Never as entertaining as he is when baiting Don King, Newsday’s Wallace Matthews lays into Mets manager Willie Randolph in the wake of the latter sticking with Aaron Heilman in last night’s fateful 9th inning.
In truth, the Series was lost the night before, and possibly as early as the second game, when Billy Wagner, who is being paid $11 million to pitch in the spot Heilman was thrust into last night, gave up a game-losing home run to So Taguchi.
Between Wagner’s failure in Game 2, and his heart-stopping performance in Game 6, when he turned what should have been an easy 4-0 win into a 4-2 nail-biter, it was clear that manager Willie Randolph had lost confidence in the man who was brought here solely to get those critical last three outs of a game.
“I know there’s some speculation that it’s because of Game 2,” Wagner said. “If that’s the case, then why am I here in the first place?”
Before the game, Randolph was asked specifically about Wagner’s difficulties this postseason. “Billy gets real excited,” Randolph had said. “Sometimes he gets a little too amped up. He’s had his ups and downs, like all closers, but he’s my guy and I’ll give him the ball again.”
Judge the manager not by his words, but by his deeds. When the time came to call on Wagner last night, Randolph took a pass. If that doesn’t signify a loss of faith in the closer, what does?
The book of baseball standard operating procedure says that in a tie game at home, you bring in the closer in the top of the ninth to hold it even, then go out and win it in the bottom of the ninth. There is no bigger game than the seventh game of a playoff series, no situation that calls for your lights-out guy than the situation the Mets found themselves in last night.

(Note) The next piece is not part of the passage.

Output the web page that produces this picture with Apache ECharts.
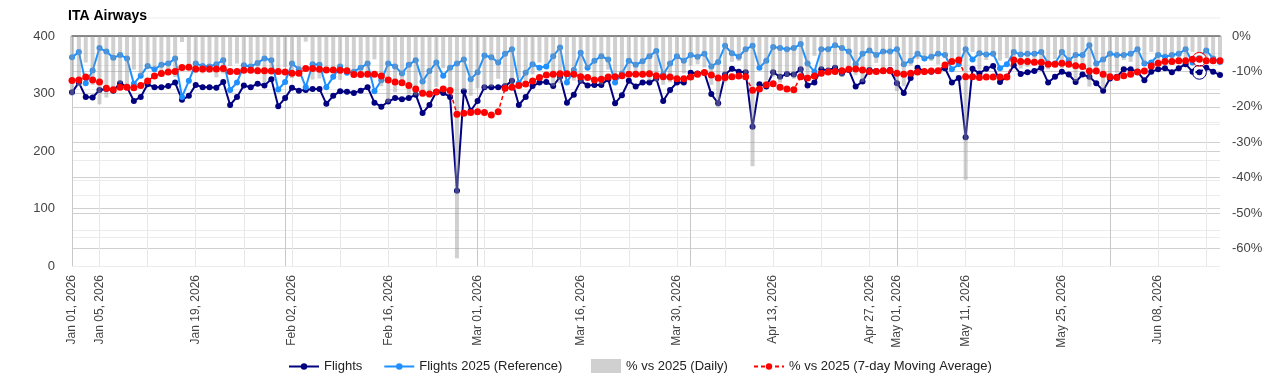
<!DOCTYPE html>
<html>
<head>
<meta charset="utf-8">
<script src="https://cdn.jsdelivr.net/npm/echarts@6/dist/echarts.min.js"></script>
<style>
  html, body { margin: 0; padding: 0; background: #fff; }
  #chart { width: 1280px; height: 387px; }
</style>
</head>
<body>
<div id="chart"></div>
<script>
  // daily values, Jan 01 2026 .. Jun 17 2026
  const startDate = Date.UTC(2026, 0, 1);

  const flights = [
    302, 319, 294, 293, 306, 308, 305, 318, 311, 287,
    294, 316, 311, 311, 313, 319, 289, 296, 315, 311,
    311, 310, 320, 280, 294, 314, 311, 317, 314, 325,
    278, 292, 310, 305, 306, 308, 308, 282, 296, 304,
    303, 301, 305, 311, 284, 277, 286, 292, 290, 292,
    298, 266, 280, 303, 301, 294, 131, 304, 270, 287,
    311, 311, 311, 313, 322, 280, 294, 313, 319, 320,
    313, 329, 284, 298, 322, 314, 315, 315, 325, 283,
    297, 322, 312, 319, 319, 326, 287, 306, 319, 319,
    336, 335, 336, 299, 283, 333, 343, 338, 337, 242,
    316, 312, 337, 329, 334, 333, 342, 314, 319, 342,
    340, 345, 335, 341, 312, 321, 341, 339, 339, 341,
    318, 301, 327, 345, 338, 338, 339, 344, 319, 327,
    224, 343, 335, 343, 348, 320, 329, 349, 334, 337,
    339, 345, 319, 329, 338, 333, 320, 333, 329, 318,
    305, 326, 329, 342, 342, 338, 323, 338, 342, 344,
    337, 344, 351, 338, 337, 345, 338, 332
  ];

  const flightsRef = [
    363, 372, 318, 340, 379, 373, 362, 367, 361, 317,
    331, 348, 342, 350, 352, 361, 294, 322, 352, 348,
    347, 351, 358, 306, 319, 349, 347, 353, 361, 358,
    307, 320, 352, 342, 311, 351, 350, 311, 329, 347,
    336, 338, 345, 352, 304, 323, 352, 347, 335, 350,
    358, 321, 339, 354, 331, 345, 352, 359, 325, 337,
    366, 363, 354, 369, 377, 318, 336, 351, 345, 347,
    365, 380, 319, 341, 371, 345, 357, 365, 359, 319,
    335, 357, 350, 356, 365, 374, 333, 352, 365, 357,
    367, 364, 369, 347, 355, 383, 370, 364, 377, 383,
    345, 357, 381, 379, 377, 379, 386, 352, 338, 377,
    377, 384, 379, 373, 351, 369, 375, 367, 373, 373,
    377, 351, 357, 369, 361, 364, 369, 367, 342, 351,
    377, 359, 370, 368, 369, 344, 351, 372, 368, 369,
    369, 372, 352, 352, 372, 358, 367, 367, 384, 352,
    359, 369, 367, 367, 369, 377, 352, 354, 367, 364,
    367, 369, 377, 354, 363, 375, 361, 355
  ];

  const pctDaily = [
    -16.8, -14.2, -7.5, -13.8, -19.3, -17.4, -15.7, -13.4, -13.9, -9.5,
    -11.2, -9.2, -9.1, -11.1, -11.1, -11.6, -1.7, -8.1, -10.5, -10.6,
    -10.4, -11.7, -10.6, -8.5, -7.8, -10.0, -10.4, -10.2, -13.0, -9.2,
    -9.4, -8.8, -11.9, -10.8, -1.6, -12.3, -12.0, -9.3, -10.0, -12.4,
    -9.8, -10.9, -11.6, -11.6, -6.6, -14.2, -18.8, -15.9, -13.4, -16.6,
    -16.8, -17.1, -17.4, -14.4, -9.1, -14.8, -62.8, -15.3, -16.9, -14.8,
    -15.0, -14.3, -12.1, -15.2, -14.6, -11.9, -12.5, -10.8, -7.5, -7.8,
    -14.2, -13.4, -11.0, -12.6, -13.2, -9.0, -11.8, -13.7, -9.5, -11.3,
    -11.3, -9.8, -10.9, -10.4, -12.6, -12.8, -13.8, -13.1, -12.6, -10.6,
    -8.4, -8.0, -8.9, -13.8, -20.3, -13.1, -7.3, -7.1, -10.6, -36.8,
    -8.4, -12.6, -11.5, -13.2, -11.4, -12.1, -11.4, -10.8, -5.6, -9.3,
    -9.8, -10.2, -11.6, -8.6, -11.1, -13.0, -9.1, -7.6, -9.1, -8.6,
    -15.6, -14.2, -8.4, -6.5, -6.4, -7.1, -8.1, -6.3, -6.7, -6.8,
    -40.6, -4.5, -9.5, -6.8, -5.7, -7.0, -6.3, -6.2, -9.2, -8.7,
    -8.1, -7.3, -9.4, -6.5, -9.1, -7.0, -12.8, -9.3, -14.3, -9.7,
    -15.0, -11.7, -10.4, -6.8, -7.3, -10.3, -8.2, -4.5, -6.8, -5.5,
    -8.2, -6.8, -6.9, -4.5, -7.2, -8.0, -6.4, -6.5
  ];

  const pctAvg = [
    -12.6, -12.4, -11.6, -12.4, -13.0, -14.8, -15.2, -14.5, -14.5, -14.6,
    -14.0, -12.7, -11.3, -10.6, -10.2, -10.0, -8.9, -8.8, -9.3, -9.3,
    -9.3, -9.3, -9.2, -10.0, -10.0, -9.7, -9.7, -9.8, -9.8, -9.9,
    -10.0, -10.2, -10.5, -10.5, -9.2, -9.2, -9.4, -9.6, -9.6, -9.7,
    -9.8, -10.9, -10.9, -10.8, -10.8, -11.3, -12.4, -13.0, -13.2, -14.0,
    -15.0, -16.2, -16.4, -15.8, -15.0, -15.4, -22.1, -21.8, -21.6, -21.4,
    -21.6, -22.3, -21.4, -14.8, -14.5, -14.0, -13.6, -12.7, -11.7, -11.0,
    -10.8, -10.7, -10.7, -10.8, -11.5, -11.7, -12.4, -12.2, -11.6, -11.5,
    -11.2, -10.8, -10.8, -10.8, -10.7, -11.2, -11.5, -11.6, -12.1, -12.1,
    -11.6, -10.8, -10.3, -11.0, -11.9, -11.7, -11.5, -11.3, -11.5, -15.3,
    -15.0, -13.8, -13.5, -14.5, -15.0, -15.2, -11.5, -11.9, -11.3, -10.5,
    -10.2, -10.0, -9.8, -9.4, -9.3, -9.6, -10.0, -10.0, -9.8, -9.8,
    -10.5, -10.8, -10.5, -10.2, -10.0, -9.9, -9.8, -8.2, -7.2, -6.8,
    -11.5, -11.5, -11.7, -11.6, -11.6, -11.6, -11.6, -6.8, -7.2, -7.2,
    -7.4, -7.4, -8.0, -8.0, -7.7, -8.0, -8.4, -8.6, -9.9, -9.9,
    -10.8, -11.5, -11.7, -11.2, -10.8, -10.2, -9.9, -8.5, -7.7, -7.2,
    -7.2, -7.0, -7.0, -6.6, -6.6, -7.0, -7.0, -7.0
  ];

  const tickLabels = [
    'Jan 01, 2026', 'Jan 05, 2026', 'Jan 19, 2026', 'Feb 02, 2026', 'Feb 16, 2026',
    'Mar 01, 2026', 'Mar 16, 2026', 'Mar 30, 2026', 'Apr 13, 2026', 'Apr 27, 2026',
    'May 01, 2026', 'May 11, 2026', 'May 25, 2026', 'Jun 08, 2026'
  ];
  const monthStarts = ['Jan 01, 2026', 'Feb 01, 2026', 'Mar 01, 2026', 'Apr 01, 2026', 'May 01, 2026', 'Jun 01, 2026'];
  const focusDay = 'Jun 14, 2026';

  const monthNames = ['Jan', 'Feb', 'Mar', 'Apr', 'May', 'Jun', 'Jul', 'Aug', 'Sep', 'Oct', 'Nov', 'Dec'];
  const dayDates = flights.map((_, i) => new Date(startDate + i * 86400000));
  const days = dayDates.map(d =>
    monthNames[d.getUTCMonth()] + ' ' + String(d.getUTCDate()).padStart(2, '0') + ', ' + d.getUTCFullYear());
  const focusIdx = days.indexOf(focusDay);

  const navy = '#000080';
  const sky = '#1E90FF';
  const red = '#FF0000';

  function ring(color, value) {
    return {
      symbol: 'circle',
      silent: true,
      label: { show: false },
      data: [
        { coord: [focusDay, value], symbolSize: 10, itemStyle: { color: 'rgba(0,0,0,0)', borderColor: '#fff', borderWidth: 2 } },
        { coord: [focusDay, value], symbolSize: 14, itemStyle: { color: 'rgba(0,0,0,0)', borderColor: color, borderWidth: 1 } }
      ]
    };
  }

  const legendBase = {
    padding: 0,
    top: 360,
    itemWidth: 30,
    itemGap: 21,
    textStyle: { fontSize: 13, color: '#222' }
  };

  const chart = echarts.init(document.getElementById('chart'));
  chart.setOption({
    animation: false,
    textStyle: { fontFamily: '"Liberation Sans", Arial, sans-serif' },
    title: {
      text: 'ITA Airways',
      left: 68,
      top: 9,
      padding: 0,
      textStyle: { fontSize: 14, fontWeight: 'bold', color: '#000' }
    },
    legend: [
      Object.assign({}, legendBase, { left: 288, itemHeight: 8, data: ['Flights', 'Flights 2025 (Reference)'] }),
      Object.assign({}, legendBase, { left: 591, top: 359, itemHeight: 14, data: [{ name: '% vs 2025 (Daily)', icon: 'rect' }] }),
      Object.assign({}, legendBase, { left: 753, itemHeight: 8, data: ['% vs 2025 (7-day Moving Average)'] })
    ],
    graphic: [{
      type: 'line',
      silent: true,
      shape: { x1: 72, y1: 18, x2: 1220, y2: 18 },
      style: { stroke: '#ececec', lineWidth: 1 }
    }],
    grid: { left: 72, right: 60, top: 36, bottom: 121 },
    xAxis: [
      {
        type: 'category',
        data: days,
        boundaryGap: false,
        axisLine: { show: false },
        axisTick: { show: false },
        axisLabel: {
          rotate: 90,
          fontSize: 12,
          color: '#444',
          margin: 9,
          interval: (i, v) => tickLabels.includes(v)
        },
        splitLine: {
          show: true,
          interval: i => dayDates[i].getUTCDay() === 1,
          lineStyle: { color: '#e8e8e8', width: 1 }
        }
      },
      {
        type: 'category',
        data: days,
        boundaryGap: false,
        position: 'top',
        axisLine: { show: true, lineStyle: { color: '#666', width: 1.5 } },
        axisTick: { show: false },
        axisLabel: { show: false },
        splitLine: {
          show: true,
          interval: (i, v) => monthStarts.includes(v),
          lineStyle: { color: '#c8c8c8', width: 1 }
        }
      }
    ],
    yAxis: [
      {
        type: 'value',
        min: 0,
        max: 400,
        interval: 100,
        position: 'left',
        axisLine: { show: false },
        axisTick: { show: false },
        axisLabel: { fontSize: 13, color: '#444', margin: 17 },
        splitLine: { lineStyle: { color: '#d0d0d0' } },
        minorTick: { show: false, splitNumber: 2 },
        minorSplitLine: { show: true, lineStyle: { color: '#ececec' } }
      },
      {
        type: 'value',
        min: -65,
        max: 0,
        interval: 5,
        position: 'right',
        axisLine: { show: false },
        axisTick: { show: false },
        axisLabel: {
          fontSize: 13,
          color: '#444',
          margin: 12,
          formatter: v => (v % 10 === 0 ? v + '%' : '')
        },
        splitLine: { lineStyle: { color: ['#ececec', '#d0d0d0'] } }
      }
    ],
    series: [
      {
        name: 'Flights',
        type: 'line',
        yAxisIndex: 0,
        data: flights,
        z: 2,
        symbol: 'circle',
        symbolSize: 6,
        showAllSymbol: true,
        itemStyle: { color: navy },
        lineStyle: { color: navy, width: 2 },
        markPoint: ring(navy, flights[focusIdx])
      },
      {
        name: 'Flights 2025 (Reference)',
        type: 'line',
        yAxisIndex: 0,
        data: flightsRef,
        z: 3,
        symbol: 'circle',
        symbolSize: 6,
        showAllSymbol: true,
        itemStyle: { color: sky },
        lineStyle: { color: sky, width: 2 }
      },
      {
        name: '% vs 2025 (Daily)',
        type: 'bar',
        yAxisIndex: 1,
        data: pctDaily,
        z: 4,
        barWidth: 4,
        itemStyle: { color: 'rgba(150,150,150,0.45)' }
      },
      {
        name: '% vs 2025 (7-day Moving Average)',
        type: 'line',
        yAxisIndex: 1,
        data: pctAvg,
        z: 5,
        symbol: 'circle',
        symbolSize: 7,
        showAllSymbol: true,
        itemStyle: { color: red },
        lineStyle: { color: red, width: 1.5, type: [4, 3] },
        markPoint: ring(red, pctAvg[focusIdx])
      }
    ]
  });
</script>
</body>
</html>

If you don’t use a Billy Wagner in the ninth inning of a 1-1 Game 7, when do you use him? Why do you even have him?
These are questions Randolph will have to answer today, if not to the media or his bosses, then certainly to Wagner.
Can anyone imagine Joe Torre staying with Kyle Farnsworth in the same situation and “saving” Mariano Rivera for later? Now, at least the Mets have saved Wagner for Opening Day 2007.
During Wagner’s brief postgame interrogation on SNY last night, he wasn’t nearly as forceful in making this point, claiming he’d figured he’d get the ball if the Mets had the lead, and certainly it stands to reason he’d have started the 10th had things gotten that far. But considering how the Cards jumped all over Wagner during Game Two and Game Six, I think Randolph can be excused for deviating from “the book of standard baseball operating proceedure.” There probably isn’t a chapter in said tome about sending a man with a can of kerosene into a burning building, but if there were, I’m sure an illustration of Country Time would accompany it.
Word. In all the annals of manufactured NY daily sports-section outrages, this one seems pretty obvious. If Matthews is trying to prove that Randolph has less faith in Wagner than Torre does in Mariano, then I think he’s arguing over a point that anyone — let alone we traumatized veterans of game two — would gladly have conceded before he started banging out his 800 words.
Also, I’m sure Wagner would’ve gotten the ball had the Mets had a lead going into the ninth. I’m unsure, though, whether that would’ve led to an outcome any less ugly than the one we’ve been discussing today.
I’m not sure which is the bigger stretch, that Wagner deserves comparison to Rivera, or that Kyle Farnsworth merits comparison to Aaron Heilman.